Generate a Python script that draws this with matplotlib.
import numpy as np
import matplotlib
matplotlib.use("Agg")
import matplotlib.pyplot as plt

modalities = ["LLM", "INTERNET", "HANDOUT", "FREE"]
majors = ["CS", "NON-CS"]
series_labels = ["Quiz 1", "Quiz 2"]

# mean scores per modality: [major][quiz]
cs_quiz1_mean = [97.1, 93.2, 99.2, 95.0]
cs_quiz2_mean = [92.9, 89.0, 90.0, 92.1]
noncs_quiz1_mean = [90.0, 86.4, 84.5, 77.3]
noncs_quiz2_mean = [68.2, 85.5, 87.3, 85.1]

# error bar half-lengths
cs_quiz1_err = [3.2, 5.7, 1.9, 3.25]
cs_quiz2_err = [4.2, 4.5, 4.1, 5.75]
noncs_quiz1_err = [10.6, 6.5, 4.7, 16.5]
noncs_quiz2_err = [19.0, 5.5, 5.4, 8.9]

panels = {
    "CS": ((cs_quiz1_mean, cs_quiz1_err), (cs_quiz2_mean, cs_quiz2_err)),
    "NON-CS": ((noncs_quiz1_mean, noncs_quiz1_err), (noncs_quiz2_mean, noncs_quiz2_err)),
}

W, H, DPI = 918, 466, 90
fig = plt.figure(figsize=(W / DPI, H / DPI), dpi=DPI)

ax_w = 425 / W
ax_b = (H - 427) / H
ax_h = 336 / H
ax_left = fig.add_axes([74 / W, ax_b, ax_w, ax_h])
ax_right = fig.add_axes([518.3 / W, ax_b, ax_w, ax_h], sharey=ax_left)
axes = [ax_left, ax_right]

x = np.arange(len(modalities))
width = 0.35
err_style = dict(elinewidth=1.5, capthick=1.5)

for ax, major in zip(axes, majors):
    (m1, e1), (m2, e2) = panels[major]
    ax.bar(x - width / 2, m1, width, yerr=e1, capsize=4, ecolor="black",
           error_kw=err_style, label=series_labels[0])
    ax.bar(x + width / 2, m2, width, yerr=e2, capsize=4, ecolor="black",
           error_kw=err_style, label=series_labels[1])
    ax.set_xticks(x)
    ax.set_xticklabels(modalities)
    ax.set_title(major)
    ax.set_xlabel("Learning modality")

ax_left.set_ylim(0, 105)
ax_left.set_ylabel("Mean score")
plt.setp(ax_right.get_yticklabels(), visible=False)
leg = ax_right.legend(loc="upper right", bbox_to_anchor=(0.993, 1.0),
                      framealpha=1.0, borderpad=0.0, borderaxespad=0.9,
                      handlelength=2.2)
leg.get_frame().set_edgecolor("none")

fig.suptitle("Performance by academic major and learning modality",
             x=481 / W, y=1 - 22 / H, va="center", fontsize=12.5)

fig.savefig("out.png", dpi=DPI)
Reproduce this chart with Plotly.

■ What the task asks: Retype the listing. Match it exactly.

■ Solution for this task:
Generate a Python script that draws this with matplotlib.
import numpy as np
import matplotlib
matplotlib.use("Agg")
import matplotlib.pyplot as plt

modalities = ["LLM", "INTERNET", "HANDOUT", "FREE"]
majors = ["CS", "NON-CS"]
series_labels = ["Quiz 1", "Quiz 2"]

# mean scores per modality: [major][quiz]
cs_quiz1_mean = [97.1, 93.2, 99.2, 95.0]
cs_quiz2_mean = [92.9, 89.0, 90.0, 92.1]
noncs_quiz1_mean = [90.0, 86.4, 84.5, 77.3]
noncs_quiz2_mean = [68.2, 85.5, 87.3, 85.1]

# error bar half-lengths
cs_quiz1_err = [3.2, 5.7, 1.9, 3.25]
cs_quiz2_err = [4.2, 4.5, 4.1, 5.75]
noncs_quiz1_err = [10.6, 6.5, 4.7, 16.5]
noncs_quiz2_err = [19.0, 5.5, 5.4, 8.9]

panels = {
    "CS": ((cs_quiz1_mean, cs_quiz1_err), (cs_quiz2_mean, cs_quiz2_err)),
    "NON-CS": ((noncs_quiz1_mean, noncs_quiz1_err), (noncs_quiz2_mean, noncs_quiz2_err)),
}

W, H, DPI = 918, 466, 90
fig = plt.figure(figsize=(W / DPI, H / DPI), dpi=DPI)

ax_w = 425 / W
ax_b = (H - 427) / H
ax_h = 336 / H
ax_left = fig.add_axes([74 / W, ax_b, ax_w, ax_h])
ax_right = fig.add_axes([518.3 / W, ax_b, ax_w, ax_h], sharey=ax_left)
axes = [ax_left, ax_right]

x = np.arange(len(modalities))
width = 0.35
err_style = dict(elinewidth=1.5, capthick=1.5)

for ax, major in zip(axes, majors):
    (m1, e1), (m2, e2) = panels[major]
    ax.bar(x - width / 2, m1, width, yerr=e1, capsize=4, ecolor="black",
           error_kw=err_style, label=series_labels[0])
    ax.bar(x + width / 2, m2, width, yerr=e2, capsize=4, ecolor="black",
           error_kw=err_style, label=series_labels[1])
    ax.set_xticks(x)
    ax.set_xticklabels(modalities)
    ax.set_title(major)
    ax.set_xlabel("Learning modality")

ax_left.set_ylim(0, 105)
ax_left.set_ylabel("Mean score")
plt.setp(ax_right.get_yticklabels(), visible=False)
leg = ax_right.legend(loc="upper right", bbox_to_anchor=(0.993, 1.0),
                      framealpha=1.0, borderpad=0.0, borderaxespad=0.9,
                      handlelength=2.2)
leg.get_frame().set_edgecolor("none")

fig.suptitle("Performance by academic major and learning modality",
             x=481 / W, y=1 - 22 / H, va="center", fontsize=12.5)

fig.savefig("out.png", dpi=DPI)
Reproduce this chart with Plotly.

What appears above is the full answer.